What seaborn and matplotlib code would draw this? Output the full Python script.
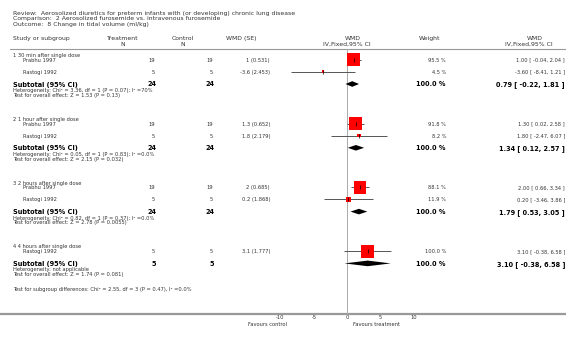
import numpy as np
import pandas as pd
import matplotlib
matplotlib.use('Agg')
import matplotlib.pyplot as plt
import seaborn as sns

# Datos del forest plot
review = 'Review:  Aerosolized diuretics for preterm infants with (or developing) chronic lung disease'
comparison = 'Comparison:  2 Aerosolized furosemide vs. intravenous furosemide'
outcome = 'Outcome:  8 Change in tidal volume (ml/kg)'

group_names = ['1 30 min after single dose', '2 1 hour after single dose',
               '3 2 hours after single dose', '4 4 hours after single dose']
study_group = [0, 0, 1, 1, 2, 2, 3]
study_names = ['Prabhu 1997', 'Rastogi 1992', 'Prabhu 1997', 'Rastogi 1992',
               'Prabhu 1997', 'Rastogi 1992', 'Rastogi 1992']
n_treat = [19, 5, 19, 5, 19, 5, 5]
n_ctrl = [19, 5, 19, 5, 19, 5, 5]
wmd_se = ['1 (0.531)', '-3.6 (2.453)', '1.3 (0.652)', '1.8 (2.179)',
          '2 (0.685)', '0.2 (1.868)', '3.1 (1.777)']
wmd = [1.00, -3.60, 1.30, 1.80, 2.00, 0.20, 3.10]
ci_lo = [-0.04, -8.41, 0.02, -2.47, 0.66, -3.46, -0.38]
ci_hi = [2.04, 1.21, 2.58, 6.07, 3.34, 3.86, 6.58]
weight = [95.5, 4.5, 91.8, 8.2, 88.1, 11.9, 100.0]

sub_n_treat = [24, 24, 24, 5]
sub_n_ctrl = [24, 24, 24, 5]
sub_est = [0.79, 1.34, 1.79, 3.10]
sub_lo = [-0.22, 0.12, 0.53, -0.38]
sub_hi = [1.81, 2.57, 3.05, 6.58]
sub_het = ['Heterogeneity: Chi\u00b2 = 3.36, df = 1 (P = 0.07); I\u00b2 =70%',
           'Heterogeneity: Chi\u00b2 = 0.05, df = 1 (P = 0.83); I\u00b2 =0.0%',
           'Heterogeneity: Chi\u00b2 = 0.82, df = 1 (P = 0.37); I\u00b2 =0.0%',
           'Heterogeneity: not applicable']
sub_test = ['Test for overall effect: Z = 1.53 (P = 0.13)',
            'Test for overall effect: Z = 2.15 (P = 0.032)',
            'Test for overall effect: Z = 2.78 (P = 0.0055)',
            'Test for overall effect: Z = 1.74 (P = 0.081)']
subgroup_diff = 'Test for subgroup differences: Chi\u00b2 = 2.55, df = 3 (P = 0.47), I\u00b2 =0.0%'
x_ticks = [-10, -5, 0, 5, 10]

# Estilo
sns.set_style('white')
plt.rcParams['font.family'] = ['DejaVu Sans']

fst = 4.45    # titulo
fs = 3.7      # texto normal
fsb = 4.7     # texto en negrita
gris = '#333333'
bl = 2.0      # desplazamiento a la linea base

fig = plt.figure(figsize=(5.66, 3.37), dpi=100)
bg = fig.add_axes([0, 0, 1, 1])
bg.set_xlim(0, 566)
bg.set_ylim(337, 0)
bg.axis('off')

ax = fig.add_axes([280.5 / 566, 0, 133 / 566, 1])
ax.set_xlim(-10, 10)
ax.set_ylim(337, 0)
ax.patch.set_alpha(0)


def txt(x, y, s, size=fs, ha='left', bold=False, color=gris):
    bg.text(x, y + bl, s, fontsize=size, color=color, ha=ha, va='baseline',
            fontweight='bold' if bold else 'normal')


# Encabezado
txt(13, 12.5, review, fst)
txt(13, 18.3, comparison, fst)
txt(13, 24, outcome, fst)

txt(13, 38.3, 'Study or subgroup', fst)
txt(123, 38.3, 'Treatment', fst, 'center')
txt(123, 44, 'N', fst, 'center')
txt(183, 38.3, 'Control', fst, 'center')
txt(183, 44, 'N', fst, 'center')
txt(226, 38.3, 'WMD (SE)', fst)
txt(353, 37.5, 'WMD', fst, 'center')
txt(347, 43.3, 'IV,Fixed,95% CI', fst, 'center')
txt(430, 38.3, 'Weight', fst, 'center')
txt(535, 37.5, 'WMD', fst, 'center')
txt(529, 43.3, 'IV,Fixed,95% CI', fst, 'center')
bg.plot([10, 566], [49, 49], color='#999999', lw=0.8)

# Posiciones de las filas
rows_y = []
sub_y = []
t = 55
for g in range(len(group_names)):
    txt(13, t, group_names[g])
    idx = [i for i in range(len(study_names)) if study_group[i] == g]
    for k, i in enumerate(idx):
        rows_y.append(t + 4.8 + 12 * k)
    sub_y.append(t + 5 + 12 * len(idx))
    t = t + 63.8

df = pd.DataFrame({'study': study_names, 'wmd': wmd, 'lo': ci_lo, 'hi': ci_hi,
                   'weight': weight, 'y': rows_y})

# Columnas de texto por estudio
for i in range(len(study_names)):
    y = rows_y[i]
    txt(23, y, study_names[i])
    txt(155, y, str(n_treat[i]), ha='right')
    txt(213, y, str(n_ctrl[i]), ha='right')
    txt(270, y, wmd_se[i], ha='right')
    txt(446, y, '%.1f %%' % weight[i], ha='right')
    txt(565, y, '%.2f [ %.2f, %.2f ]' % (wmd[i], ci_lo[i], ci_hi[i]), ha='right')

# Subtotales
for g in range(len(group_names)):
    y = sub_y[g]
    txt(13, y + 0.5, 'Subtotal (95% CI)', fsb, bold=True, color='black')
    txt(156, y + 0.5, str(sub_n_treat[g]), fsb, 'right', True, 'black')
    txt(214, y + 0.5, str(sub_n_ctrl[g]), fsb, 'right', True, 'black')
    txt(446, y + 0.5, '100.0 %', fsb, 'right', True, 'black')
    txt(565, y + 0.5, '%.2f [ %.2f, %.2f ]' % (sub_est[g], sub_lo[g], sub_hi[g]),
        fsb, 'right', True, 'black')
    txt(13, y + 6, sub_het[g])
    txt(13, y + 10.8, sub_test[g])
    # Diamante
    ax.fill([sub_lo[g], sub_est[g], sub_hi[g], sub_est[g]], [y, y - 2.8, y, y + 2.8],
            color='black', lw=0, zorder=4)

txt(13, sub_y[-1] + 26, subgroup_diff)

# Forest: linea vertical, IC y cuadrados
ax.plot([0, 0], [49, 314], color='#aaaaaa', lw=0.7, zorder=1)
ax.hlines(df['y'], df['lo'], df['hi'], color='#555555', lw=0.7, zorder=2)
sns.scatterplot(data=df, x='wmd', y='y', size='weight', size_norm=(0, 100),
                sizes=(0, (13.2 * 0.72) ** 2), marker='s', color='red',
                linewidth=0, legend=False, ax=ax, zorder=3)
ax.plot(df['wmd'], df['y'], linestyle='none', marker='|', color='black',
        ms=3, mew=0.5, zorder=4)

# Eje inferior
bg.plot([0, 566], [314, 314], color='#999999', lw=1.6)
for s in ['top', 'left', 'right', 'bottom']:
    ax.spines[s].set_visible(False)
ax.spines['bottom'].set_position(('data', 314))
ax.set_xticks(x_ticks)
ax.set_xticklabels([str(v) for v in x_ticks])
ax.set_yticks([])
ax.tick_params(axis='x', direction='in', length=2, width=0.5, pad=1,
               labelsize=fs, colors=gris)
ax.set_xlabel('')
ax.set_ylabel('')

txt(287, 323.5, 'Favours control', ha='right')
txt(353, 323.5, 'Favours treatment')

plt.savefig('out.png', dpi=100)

**Your objective:**
Report only the number of lines that hold the word "seaborn".

**Result:**
2